Neural networks have come a long way in the last several years on the algorithmic side, but the real key to pushing their performance and development lies in taking full advantage of hardware advances, including the use of multi-GPU systems for training the networks—an incredibly computationally intensive task that is further complicated by the parallelization challenges on the code front to let GPUs on separate systems share the burden.
But as the amount of data to feed increasingly large neural networks expands, so too do the demands, even if for backend neural network training, to have ever-larger, faster GPU-based nets. The issue is, breaking apart these tough deep leaning problems creates its own tangles.
As both the algorithms and systems for training and using neural networks have evolved, LeCun has remained active in further development, both in his role as founding director at the NYU Center for Data Science and as the director of AI Research at Facebook. He tells The Next Platform that while using GPUs on a single node for these workloads has been perfected, parallelizing across a number of a machines (and many thousands of GPU cores—one Nvidia Tesla K80 has over 4,800) is still a roadblock, especially for the training of neural networks, which can take several days.
LeCun and his team at the NYU Center for Data Science, are tackling this research challenge with a new eight-node Cirrascale cluster outfitted with 48 of the high-end Nvidia K80 GPU coprocessors. The goal is try to find efficient ways to maximize GPU computation across a cluster for rapid training of large neural nets. GPU computing problems have been addressed on some of the largest supercomputers to date, but LeCun says that the problem of using GPUs on large machines for deep learning is a bit different. “For us, running large neural nets, the whole problem can fit onto a single machine. What we’re missing is the ability to parallelize the training of the network, mostly because the communication is the killer.”

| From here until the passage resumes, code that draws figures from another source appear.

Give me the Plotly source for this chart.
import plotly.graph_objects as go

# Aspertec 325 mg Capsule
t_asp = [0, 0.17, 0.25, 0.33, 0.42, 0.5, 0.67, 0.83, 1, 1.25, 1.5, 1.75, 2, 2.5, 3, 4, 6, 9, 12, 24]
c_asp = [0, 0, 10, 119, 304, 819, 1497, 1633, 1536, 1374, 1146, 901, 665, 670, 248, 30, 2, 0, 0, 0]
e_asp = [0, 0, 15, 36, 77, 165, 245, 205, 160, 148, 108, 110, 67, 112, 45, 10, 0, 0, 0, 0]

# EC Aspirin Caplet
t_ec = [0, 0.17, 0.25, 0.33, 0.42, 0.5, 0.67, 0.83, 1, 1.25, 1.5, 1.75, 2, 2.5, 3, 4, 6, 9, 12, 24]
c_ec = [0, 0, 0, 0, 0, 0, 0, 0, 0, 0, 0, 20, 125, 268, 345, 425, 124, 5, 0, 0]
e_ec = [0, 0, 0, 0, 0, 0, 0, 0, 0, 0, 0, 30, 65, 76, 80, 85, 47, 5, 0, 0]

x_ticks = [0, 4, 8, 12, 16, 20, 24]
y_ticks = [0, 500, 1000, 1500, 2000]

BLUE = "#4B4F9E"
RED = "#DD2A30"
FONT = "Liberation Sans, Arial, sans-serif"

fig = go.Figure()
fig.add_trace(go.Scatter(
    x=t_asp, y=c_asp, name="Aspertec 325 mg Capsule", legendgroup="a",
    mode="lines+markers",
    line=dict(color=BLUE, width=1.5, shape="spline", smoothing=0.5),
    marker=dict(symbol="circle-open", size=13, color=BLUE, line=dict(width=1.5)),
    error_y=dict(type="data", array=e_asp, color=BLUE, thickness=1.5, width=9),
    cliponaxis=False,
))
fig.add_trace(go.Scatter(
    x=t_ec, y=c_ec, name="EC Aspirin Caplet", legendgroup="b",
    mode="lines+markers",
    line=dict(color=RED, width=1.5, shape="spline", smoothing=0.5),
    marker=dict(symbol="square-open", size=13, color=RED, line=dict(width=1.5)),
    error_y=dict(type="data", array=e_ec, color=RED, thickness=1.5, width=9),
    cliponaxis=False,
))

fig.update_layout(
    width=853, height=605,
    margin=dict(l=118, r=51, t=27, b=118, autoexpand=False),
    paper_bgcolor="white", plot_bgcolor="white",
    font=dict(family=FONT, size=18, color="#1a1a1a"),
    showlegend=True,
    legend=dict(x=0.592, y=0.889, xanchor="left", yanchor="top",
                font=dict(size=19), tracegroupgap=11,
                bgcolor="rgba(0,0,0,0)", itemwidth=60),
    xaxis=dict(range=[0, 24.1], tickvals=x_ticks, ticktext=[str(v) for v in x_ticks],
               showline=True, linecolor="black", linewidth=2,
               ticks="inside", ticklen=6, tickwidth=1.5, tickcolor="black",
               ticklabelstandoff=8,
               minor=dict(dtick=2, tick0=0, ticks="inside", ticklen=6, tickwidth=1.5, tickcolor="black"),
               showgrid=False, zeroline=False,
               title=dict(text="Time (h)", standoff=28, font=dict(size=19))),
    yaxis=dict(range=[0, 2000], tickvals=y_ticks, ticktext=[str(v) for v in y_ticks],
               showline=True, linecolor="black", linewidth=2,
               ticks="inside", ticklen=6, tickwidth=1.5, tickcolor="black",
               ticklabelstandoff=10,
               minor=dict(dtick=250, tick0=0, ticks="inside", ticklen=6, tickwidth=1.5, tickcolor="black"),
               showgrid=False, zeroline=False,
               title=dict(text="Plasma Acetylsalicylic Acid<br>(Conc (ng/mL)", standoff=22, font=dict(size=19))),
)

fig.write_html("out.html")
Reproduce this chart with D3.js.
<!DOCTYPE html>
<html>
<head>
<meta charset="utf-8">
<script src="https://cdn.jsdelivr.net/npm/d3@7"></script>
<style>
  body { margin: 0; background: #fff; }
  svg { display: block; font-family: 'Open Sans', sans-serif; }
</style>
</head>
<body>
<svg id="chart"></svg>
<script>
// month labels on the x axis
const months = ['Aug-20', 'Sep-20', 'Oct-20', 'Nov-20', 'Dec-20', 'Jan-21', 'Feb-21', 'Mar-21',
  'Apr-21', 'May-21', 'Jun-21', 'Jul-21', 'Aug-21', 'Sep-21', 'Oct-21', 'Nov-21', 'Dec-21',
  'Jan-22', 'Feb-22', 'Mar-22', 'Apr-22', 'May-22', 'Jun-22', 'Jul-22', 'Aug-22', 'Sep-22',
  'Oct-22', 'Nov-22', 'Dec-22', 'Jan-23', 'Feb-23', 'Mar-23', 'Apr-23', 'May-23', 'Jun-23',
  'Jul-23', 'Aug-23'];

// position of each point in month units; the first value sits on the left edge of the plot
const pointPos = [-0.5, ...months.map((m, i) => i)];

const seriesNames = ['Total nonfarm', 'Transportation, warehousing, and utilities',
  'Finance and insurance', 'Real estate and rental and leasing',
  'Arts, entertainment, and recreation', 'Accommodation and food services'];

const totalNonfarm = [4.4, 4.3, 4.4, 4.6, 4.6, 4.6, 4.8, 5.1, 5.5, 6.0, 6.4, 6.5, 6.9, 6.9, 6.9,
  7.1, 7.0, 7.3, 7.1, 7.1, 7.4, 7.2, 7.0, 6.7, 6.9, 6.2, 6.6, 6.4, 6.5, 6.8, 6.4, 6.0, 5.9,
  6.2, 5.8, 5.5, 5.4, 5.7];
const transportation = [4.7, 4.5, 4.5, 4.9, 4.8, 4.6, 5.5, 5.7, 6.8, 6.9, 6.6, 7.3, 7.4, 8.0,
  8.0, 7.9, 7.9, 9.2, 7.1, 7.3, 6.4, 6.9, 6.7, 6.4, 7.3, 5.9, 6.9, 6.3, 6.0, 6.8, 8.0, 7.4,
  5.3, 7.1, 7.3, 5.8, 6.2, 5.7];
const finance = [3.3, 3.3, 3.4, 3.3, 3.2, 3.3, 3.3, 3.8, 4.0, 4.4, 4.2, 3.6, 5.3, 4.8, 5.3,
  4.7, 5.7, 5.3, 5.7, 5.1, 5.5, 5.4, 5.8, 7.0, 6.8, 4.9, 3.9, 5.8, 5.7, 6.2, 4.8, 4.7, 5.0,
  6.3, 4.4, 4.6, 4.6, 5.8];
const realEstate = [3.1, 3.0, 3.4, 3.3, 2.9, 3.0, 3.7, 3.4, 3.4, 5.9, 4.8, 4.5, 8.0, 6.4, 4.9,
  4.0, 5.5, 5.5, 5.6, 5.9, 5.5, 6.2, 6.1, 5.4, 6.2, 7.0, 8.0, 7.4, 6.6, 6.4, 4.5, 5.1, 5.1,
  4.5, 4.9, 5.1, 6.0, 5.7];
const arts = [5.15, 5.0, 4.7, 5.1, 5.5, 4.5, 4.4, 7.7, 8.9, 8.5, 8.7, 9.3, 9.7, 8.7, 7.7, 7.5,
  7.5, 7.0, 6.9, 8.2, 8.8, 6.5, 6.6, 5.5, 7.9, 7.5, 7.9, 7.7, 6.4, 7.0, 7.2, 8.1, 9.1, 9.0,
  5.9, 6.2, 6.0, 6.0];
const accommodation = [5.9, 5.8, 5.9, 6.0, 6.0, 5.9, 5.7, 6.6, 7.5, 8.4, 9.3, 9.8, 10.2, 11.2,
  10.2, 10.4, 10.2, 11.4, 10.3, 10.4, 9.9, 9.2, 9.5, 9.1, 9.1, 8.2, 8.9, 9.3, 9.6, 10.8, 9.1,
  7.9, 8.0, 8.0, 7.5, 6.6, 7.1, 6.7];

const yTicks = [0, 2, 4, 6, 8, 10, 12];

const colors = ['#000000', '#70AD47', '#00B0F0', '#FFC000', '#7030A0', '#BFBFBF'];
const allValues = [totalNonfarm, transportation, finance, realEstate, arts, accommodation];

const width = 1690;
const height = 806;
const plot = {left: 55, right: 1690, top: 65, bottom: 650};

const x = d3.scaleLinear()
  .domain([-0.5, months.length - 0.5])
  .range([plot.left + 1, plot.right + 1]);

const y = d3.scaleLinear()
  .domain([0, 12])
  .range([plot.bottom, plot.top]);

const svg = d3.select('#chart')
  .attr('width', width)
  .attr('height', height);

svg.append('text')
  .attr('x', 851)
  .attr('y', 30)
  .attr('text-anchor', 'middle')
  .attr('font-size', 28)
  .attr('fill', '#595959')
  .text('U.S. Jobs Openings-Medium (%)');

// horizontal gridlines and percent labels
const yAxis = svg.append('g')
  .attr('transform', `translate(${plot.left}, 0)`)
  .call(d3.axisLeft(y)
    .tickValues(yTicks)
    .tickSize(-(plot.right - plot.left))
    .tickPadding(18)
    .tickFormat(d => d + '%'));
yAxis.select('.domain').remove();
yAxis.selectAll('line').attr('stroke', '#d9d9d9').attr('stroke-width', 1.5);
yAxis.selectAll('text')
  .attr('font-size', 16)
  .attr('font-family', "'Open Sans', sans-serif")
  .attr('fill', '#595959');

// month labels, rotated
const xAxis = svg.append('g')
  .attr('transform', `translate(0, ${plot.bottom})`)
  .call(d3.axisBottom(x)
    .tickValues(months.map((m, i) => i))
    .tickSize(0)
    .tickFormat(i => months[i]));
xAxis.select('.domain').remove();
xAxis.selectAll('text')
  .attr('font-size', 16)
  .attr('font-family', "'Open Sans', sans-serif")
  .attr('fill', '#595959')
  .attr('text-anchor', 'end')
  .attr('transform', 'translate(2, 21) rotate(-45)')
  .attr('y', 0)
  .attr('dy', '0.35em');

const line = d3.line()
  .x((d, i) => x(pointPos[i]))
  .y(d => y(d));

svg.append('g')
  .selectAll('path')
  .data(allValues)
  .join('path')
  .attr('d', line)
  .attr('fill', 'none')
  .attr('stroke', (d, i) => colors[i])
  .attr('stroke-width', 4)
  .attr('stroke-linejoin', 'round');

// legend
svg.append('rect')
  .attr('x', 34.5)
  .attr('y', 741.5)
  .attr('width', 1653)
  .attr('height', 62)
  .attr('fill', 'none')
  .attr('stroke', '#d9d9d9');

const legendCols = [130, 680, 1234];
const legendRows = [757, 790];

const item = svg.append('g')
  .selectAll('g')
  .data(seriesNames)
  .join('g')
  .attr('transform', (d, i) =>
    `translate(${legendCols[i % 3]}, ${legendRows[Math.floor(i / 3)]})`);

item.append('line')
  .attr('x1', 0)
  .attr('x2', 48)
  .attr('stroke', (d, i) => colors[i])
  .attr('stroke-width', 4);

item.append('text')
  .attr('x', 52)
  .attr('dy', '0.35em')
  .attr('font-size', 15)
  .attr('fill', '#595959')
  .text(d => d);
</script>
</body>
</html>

When it comes to parallelizing the training of large neural networks, LeCun says that the simplest way is to give each machine a little piece of the training data, which may be a subset of the images they are training for recognition, for example. While the work is split, the tough part is the correction process—making sure all the processors have the same set of parameters, despite the split. The problem is in the communication where there is a great deal of data to shuffle around and keep in synch, which is further complicated by the fact that the algorithm won’t work if that communication is delayed.
When training these massive neural nets, the CPU’s role in this training process is far more of an orchestrator as most of the processing is done on the GPU. “A lot of people are trying to solve this problem at Baidu, Facebook, Google, Microsoft and elsewhere,” says LeCun. “We are all looking for algorithms that can distribute this problem but keep fast communication between the processors themselves, so it both a hardware and software issue.”
On the hardware front, the NYU deep learning cluster makes use of the high speed GPU Direct bus, which rolled out several years ago across the GPU computing cards from Nvidia to allow, among other things, multiple GPUs to directly read and write to CUDA host and device memory, which cuts down on the overhead of the CPU. On the software side, LeCun said that three programming tools are central to using many GPUs to tackle large neural networks. CUDA is central, of course, but so too is a low-level C compiler for the CPU’s work and Lua for the interpreter language. At the system level, the team is using Torch 7, which is commonplace in deep learning following development at Facebook, Google, and Twitter, and which features a numerical backend with CUDA hooks that can make quick use of an expanding set of deep learning libraries.
Although the code itself is a target for the parallelization of deep learning tasks, an effort which is on the menu for the NYU Cirrascale K80 cluster, LeCun says that these refinements will be best laid in upcoming systems from major hardware vendors that are working on specialized chips for deep learning that couple the neural network accelerators on the same die as a CPU. While he said that technologies enabled by CAPI and NVLink on Power-based systems and the Knights family of upcoming processors that seek to cut through the communication chasm for single machine communication between GPUs and with the CPU are big advances, the most exciting innovations that pull in the GPU are coming from the mobile and embedded markets.
“Eventually a lot of the deep leaning task will be done on the device, which will keep pushing the need for on-board neural network accelerators that operate at very low power and can be trained and used quickly.” This is already being developed in computer vision circles to power autonomous vehicles, LeCun notes.